On the Single Market, too, neo-Lexit is making a comeback. Having argued passionately in favour of membership, both the Labour leadership and a wider layer of its supporters now argue – to some extent or another – that only by leaving the Single Market could Labour implement a manifesto.

This is simply wrong: there is very little in Labour’s manifesto that does not have an already-existing precedent in continental Europe. In fact, the levers of the EU are a key tool for clamping down on the power of big capital.

In recent speeches, Corbyn has spoken about the Posted Workers’ Directive – but this accounts for about 0.17 per cent of the workforce, and is about to be radically reformed by the European Parliament.

The dangers of this position are serious. If Labour’s leadership takes the path of least resistance on immigration policy and international integration, and its support base rationalises these compromises uncritically, then the logic of the Brexit vote – its borders, its affirmation of anti-migrant narratives, its rising nationalist sentiment – will be mainlined into Labour Party policy.

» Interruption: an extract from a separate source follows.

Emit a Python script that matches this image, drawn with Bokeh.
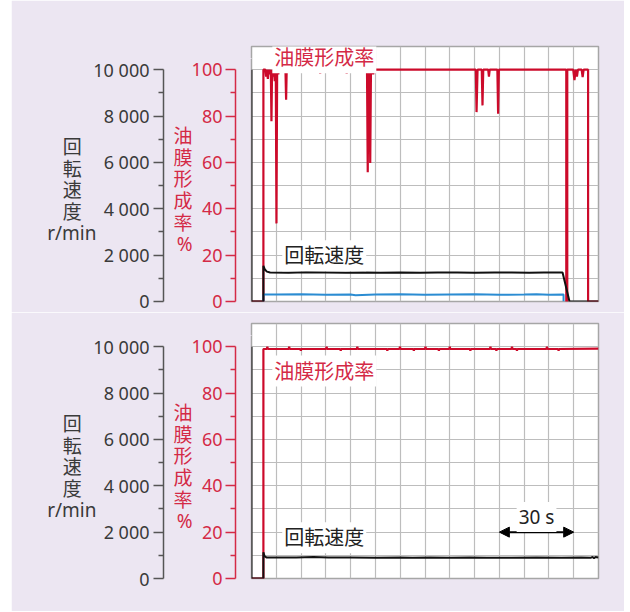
from bokeh.plotting import figure
from bokeh.layouts import column
from bokeh.models import (Range1d, LinearAxis, FixedTicker, SingleIntervalTicker,
                          Label, Arrow, NormalHead)
from bokeh.embed import file_html
from bokeh.resources import INLINE

# ---------------- data ----------------
# time in seconds, film formation rate in %, rotational speed in r/min
top_film_t = [0, 4.8, 4.8, 5.6, 5.9, 6.2, 6.6, 6.9, 7.3, 7.8,
              8.05, 8.3, 8.7, 9.0, 9.4, 9.8, 10.07, 10.35, 10.8, 11.1,
              13.7, 13.96, 14.2, 27.4, 27.7, 28.0, 38.1, 38.4, 38.7,
              46.6, 46.9, 47.2, 47.6, 47.9, 48.2, 48.8, 49.1, 49.4,
              90.5, 90.8, 91.2, 92.9, 93.2, 93.5, 95.5, 95.8, 96.1,
              99.2, 99.5, 99.8, 127.0, 127.0, 127.4, 127.4,
              129.8, 130.3, 130.8, 131.3, 131.7, 133.2, 133.6, 134.0,
              135.8, 135.8, 140]
top_film = [0, 0, 100, 100, 97, 100, 96, 100, 98, 100,
            77.8, 100, 97, 100, 95, 100, 33.7, 100, 98, 100,
            100, 87, 100, 100, 98.5, 100, 100, 98.5, 100,
            100, 55.8, 100, 100, 59.7, 100, 100, 98, 100,
            100, 81.7, 100, 100, 84.6, 100, 100, 97, 100,
            100, 81, 100, 100, 0, 0, 100,
            100, 95.5, 100, 97, 100, 100, 96.8, 100,
            100, 0, 0]

top_rpm_t = [0, 0, 4.8, 4.8, 5.4, 6.2, 7.5, 15, 22, 30, 38, 45, 52, 60, 68,
             75, 83, 90, 98, 105, 112, 118, 125.5, 128.3, 140]
top_rpm = [10000, 0, 0, 1540, 1380, 1290, 1250, 1240, 1260, 1250, 1235, 1255,
           1245, 1250, 1240, 1255, 1250, 1240, 1255, 1250, 1245, 1255, 1250, 0, 0]

top_aux_t = [4.8, 4.8, 10, 20, 30, 40, 42, 50, 60, 70, 80, 90, 100, 110, 115,
             120, 125.9, 125.9]
top_aux = [0, 3.0, 3.0, 3.1, 2.9, 3.0, 2.7, 3.0, 3.1, 2.9, 3.0, 3.1, 2.9, 3.0,
           3.1, 2.9, 3.0, 0]

bot_film_t = [0, 4.8, 4.8, 6.2, 6.4, 6.6, 15.0, 15.2, 15.4, 19.7, 19.9, 20.1,
              30.1, 30.3, 30.5, 35.8, 36.0, 36.2, 42.5, 42.7, 42.9,
              54.6, 54.8, 55.0, 59.7, 59.9, 60.1, 65.3, 65.5, 65.7,
              70.0, 70.2, 70.4, 75.4, 75.6, 75.8, 79.8, 80.0, 80.2,
              88.1, 88.3, 88.5, 96.2, 96.4, 96.6, 98.6, 98.8, 99.0,
              104.9, 105.1, 105.3, 106.9, 107.1, 107.3, 119.0, 119.2, 119.4,
              123.7, 123.9, 124.1, 140]
bot_film = [0, 0, 99, 99, 100, 99, 99, 100, 99, 99, 98.3, 99,
            99, 100, 99, 99, 98.3, 99, 99, 100, 99,
            99, 98.3, 99, 99, 100, 99, 99, 98.3, 99,
            99, 100, 99, 99, 98.3, 99, 99, 100, 99,
            99, 98.3, 99, 99, 100, 99, 99, 98.3, 99,
            99, 100, 99, 99, 98.3, 99, 99, 100, 99,
            99, 98.3, 99, 99.2]

bot_rpm_t = [0, 0, 4.8, 4.8, 5.3, 6.0, 10, 18, 25, 31, 40, 50, 60, 65, 72, 80,
             88, 95, 105, 115, 125, 133, 137, 137.6, 138.2, 138.8, 140]
bot_rpm = [10000, 0, 0, 1130, 960, 910, 905, 910, 925, 910, 905, 900, 905, 895,
           905, 900, 905, 895, 900, 905, 900, 905, 900, 930, 880, 930, 910]

pct_ticks = [0, 20, 40, 60, 80, 100]
pct_minor = [10, 30, 50, 70, 90]
rpm_ticks = [0, 2000, 4000, 6000, 8000, 10000]
rpm_tick_labels = ["0", "2 000", "4 000", "6 000", "8 000", "10 000"]
rpm_minor = [1000, 3000, 5000, 7000, 9000]

film_name = "油膜形成率"
speed_name = "回転速度"
NB = "\u00a0\u00a0\u00a0"   # pads the CJK lines so they sit centred over "r/min"
speed_title = "\n".join(["回" + NB, "転" + NB, "速" + NB, "度" + NB, "r/min"])
film_title = "\n".join(["油", "膜", "形", "成", "率", "%"])
scale_text = "30 s"

# ---------------- style ----------------
BG = "#ECE6F2"
RED_LINE = "#CC0A2A"
RED_TEXT = "#D42A46"
DARK = "#3A3A3A"
BLUE = "#2B8CD2"
GRID = "#BDBDBD"
FRAME = "#A6A6A6"
NUM_FONT = "Noto Sans"
CJK_FONT = "Noto Sans, Noto Sans CJK JP"
TITLE_POS = 48          # vertical centre of the stacked axis titles (% units)


def blank_axis(ax, gap):
    """An axis that only reserves horizontal space (tick drawn in bg colour)."""
    ax.ticker = FixedTicker(ticks=[105])
    ax.major_label_overrides = {105: ""}
    ax.axis_line_color = None
    ax.major_tick_line_color = BG
    ax.minor_tick_line_color = None
    ax.major_tick_out = gap
    ax.major_tick_in = 0
    ax.major_label_standoff = 0
    return ax


def title_axis(text, color, standoff):
    ax = LinearAxis(ticker=FixedTicker(ticks=[TITLE_POS]),
                    major_label_overrides={TITLE_POS: text})
    ax.axis_line_color = None
    ax.major_tick_line_color = None
    ax.minor_tick_line_color = None
    ax.major_tick_out = 0
    ax.major_tick_in = 0
    ax.major_label_standoff = standoff
    ax.major_label_orientation = "horizontal"
    ax.major_label_text_font = CJK_FONT
    ax.major_label_text_font_size = "19px"
    ax.major_label_text_color = color
    ax.major_label_text_line_height = 0.83
    return ax


def style_axis(ax, color, label_color, standoff):
    ax.axis_line_color = color
    ax.axis_line_width = 1.5
    ax.major_tick_line_color = color
    ax.major_tick_line_width = 1.5
    ax.minor_tick_line_color = color
    ax.minor_tick_line_width = 1.5
    ax.major_tick_out = 10
    ax.major_tick_in = 0
    ax.minor_tick_out = 5
    ax.minor_tick_in = 0
    ax.major_label_text_color = label_color
    ax.major_label_text_font = NUM_FONT
    ax.major_label_text_font_size = "18px"
    ax.major_label_standoff = standoff


def make_panel(top_border, bottom_border, film_t, film, rpm_t, rpm,
               aux_t=None, aux=None):
    p = figure(frame_width=347, frame_height=255,
               min_border_left=240, min_border_right=26,
               min_border_top=top_border, min_border_bottom=bottom_border,
               x_range=Range1d(0, 140), y_range=Range1d(0, 110),
               x_axis_location=None, y_axis_location="left",
               toolbar_location=None, output_backend="svg",
               background_fill_color="white", border_fill_color=BG,
               outline_line_color=FRAME, outline_line_width=1.5)
    p.extra_y_ranges = {"rpm": Range1d(0, 11000)}

    p.xgrid.ticker = SingleIntervalTicker(interval=10, num_minor_ticks=0)
    p.ygrid.ticker = SingleIntervalTicker(interval=10, num_minor_ticks=0)
    for g in (p.xgrid[0], p.ygrid[0]):
        g.grid_line_color = GRID
        g.grid_line_width = 1.2

    # innermost: blank gap between frame and the % axis
    blank_axis(p.yaxis[0], 16)

    ax_pct = LinearAxis(ticker=FixedTicker(ticks=pct_ticks, minor_ticks=pct_minor),
                        bounds=(0, 100))
    style_axis(ax_pct, RED_TEXT, RED_TEXT, 3)
    p.add_layout(ax_pct, "left")

    p.add_layout(title_axis(film_title, RED_TEXT, -4), "left")
    p.add_layout(blank_axis(LinearAxis(), 7), "left")

    ax_rpm = LinearAxis(y_range_name="rpm",
                        ticker=FixedTicker(ticks=rpm_ticks, minor_ticks=rpm_minor),
                        bounds=(0, 10000),
                        major_label_overrides=dict(zip(rpm_ticks, rpm_tick_labels)))
    style_axis(ax_rpm, "#555555", DARK, 4)
    p.add_layout(ax_rpm, "left")

    p.add_layout(title_axis(speed_title, DARK, -6), "left")

    # traces
    p.line(film_t, film, line_color=RED_LINE, line_width=2.2)
    if aux_t is not None:
        p.line(aux_t, aux, line_color=BLUE, line_width=2)
    p.line(rpm_t, rpm, y_range_name="rpm", line_color="#111111", line_width=2)
    return p


p1 = make_panel(46, 11, top_film_t, top_film, top_rpm_t, top_rpm, top_aux_t, top_aux)
p1.add_layout(Label(x=8.4, y=105.2, text=film_name, text_baseline="middle",
                    text_font=CJK_FONT, text_font_size="20px", text_color=RED_TEXT,
                    background_fill_color="white", padding=2))
p1.add_layout(Label(x=12.4, y=19.7, text=speed_name, text_baseline="middle",
                    text_font=CJK_FONT, text_font_size="20px", text_color="#222222",
                    background_fill_color="white", padding=2))

p2 = make_panel(11, 33, bot_film_t, bot_film, bot_rpm_t, bot_rpm)
p2.add_layout(Label(x=8.4, y=89.5, text=film_name, text_baseline="middle",
                    text_font=CJK_FONT, text_font_size="20px", text_color=RED_TEXT,
                    background_fill_color="white", padding=2))
p2.add_layout(Label(x=12.4, y=17.6, text=speed_name, text_baseline="middle",
                    text_font=CJK_FONT, text_font_size="20px", text_color="#222222",
                    background_fill_color="white", padding=2))
p2.add_layout(Arrow(x_start=100, y_start=20, x_end=130, y_end=20,
                    line_color="black", line_width=2,
                    start=NormalHead(size=10, fill_color="black", line_color="black"),
                    end=NormalHead(size=10, fill_color="black", line_color="black")))
p2.add_layout(Label(x=115, y=26.5, text=scale_text, text_align="center",
                    text_baseline="middle", text_font=NUM_FONT, text_font_size="19px",
                    text_color="#222222", background_fill_color="white", padding=2))

layout = column(p1, p2, spacing=0, margin=(0, 0, 0, 11))
open("out.html", "w").write(file_html(layout, INLINE))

Socialism in One Country and a return to the nation state cannot work for the left, but they are being championed by the neo-Lexiteers. In one widely shared blogpost on Novara Media, one commentator even goes as far as alluding to Britain’s Road to Socialism – the official programme of the orthodox Communist Party.

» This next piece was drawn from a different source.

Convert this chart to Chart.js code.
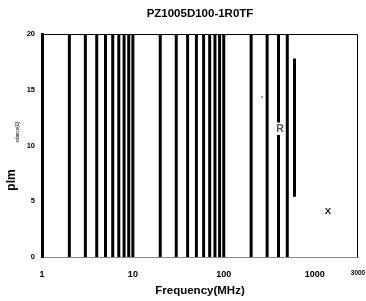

The muted and supportive reaction of Labour’s left to the leadership’s compromises on migration and Brexit owes much to the inept positioning of the Labour right. Centrists may gain personal profile and factional capital when the weaponising the issue, but the consequences have been dire.

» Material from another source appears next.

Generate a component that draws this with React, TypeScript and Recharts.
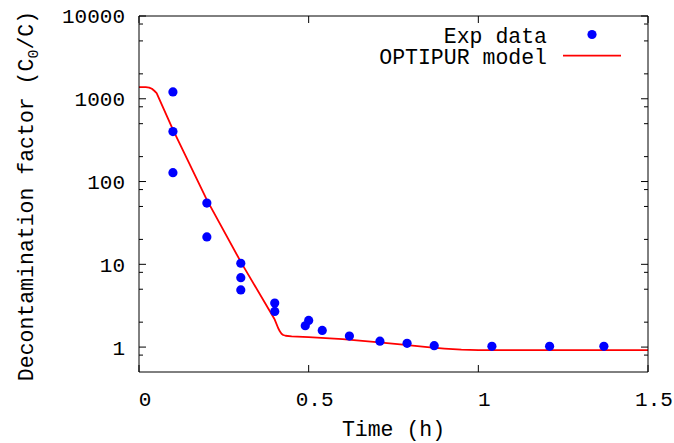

Around 80 per cent of Labour members still want a second referendum, and making himself the “stop Brexit” candidate could in a parallel universe have been Owen Smith’s path to victory in the second leadership election.

But it meant that in the summer of 2016, when the mass base of Corbynism hardened its factional resolve, it did so under siege not just from rebelling MPs, but from the “Remoaners” as well.

At every juncture, the strategy of the centrist Labour and media establishment has made Brexit more likely. Every time a veteran of the New Labour era – many of whom have appalling records on, for instance, migrants’ rights – tells Labour members to fight Brexit, party members run a mile.

If Tony Blair’s messiah complex was accurate, he would have saved us all a long time ago – by shutting up and going away. The atmosphere of subterfuge and siege from MPs and the liberal press has, by necessity, created a culture of loyalty and intellectual conformity on the left.

But with its position in the party unassailable, and a radical Labour government within touching distance of Downing Street, the last thing the Labour leadership now needs is a wave of Corbynite loyalty-hipsters hailing its every word.

As the history of every attempt to form a radical government shows, what we desperately need is a movement with its own internal democratic life, and an activist army that can push its leaders as well as deliver leaflets for them.

Lexit is no more possible now than it was during the EU referendum, and the support base of the Labour left and the wider party is overwhelmingly in favour of free movement and EU membership.

Jeremy Corbyn, John McDonnell and Diane Abbott are passionate, principled advocates for migrants’ rights and internationalism. By showing leadership, Labour can once again change what is electorally possible.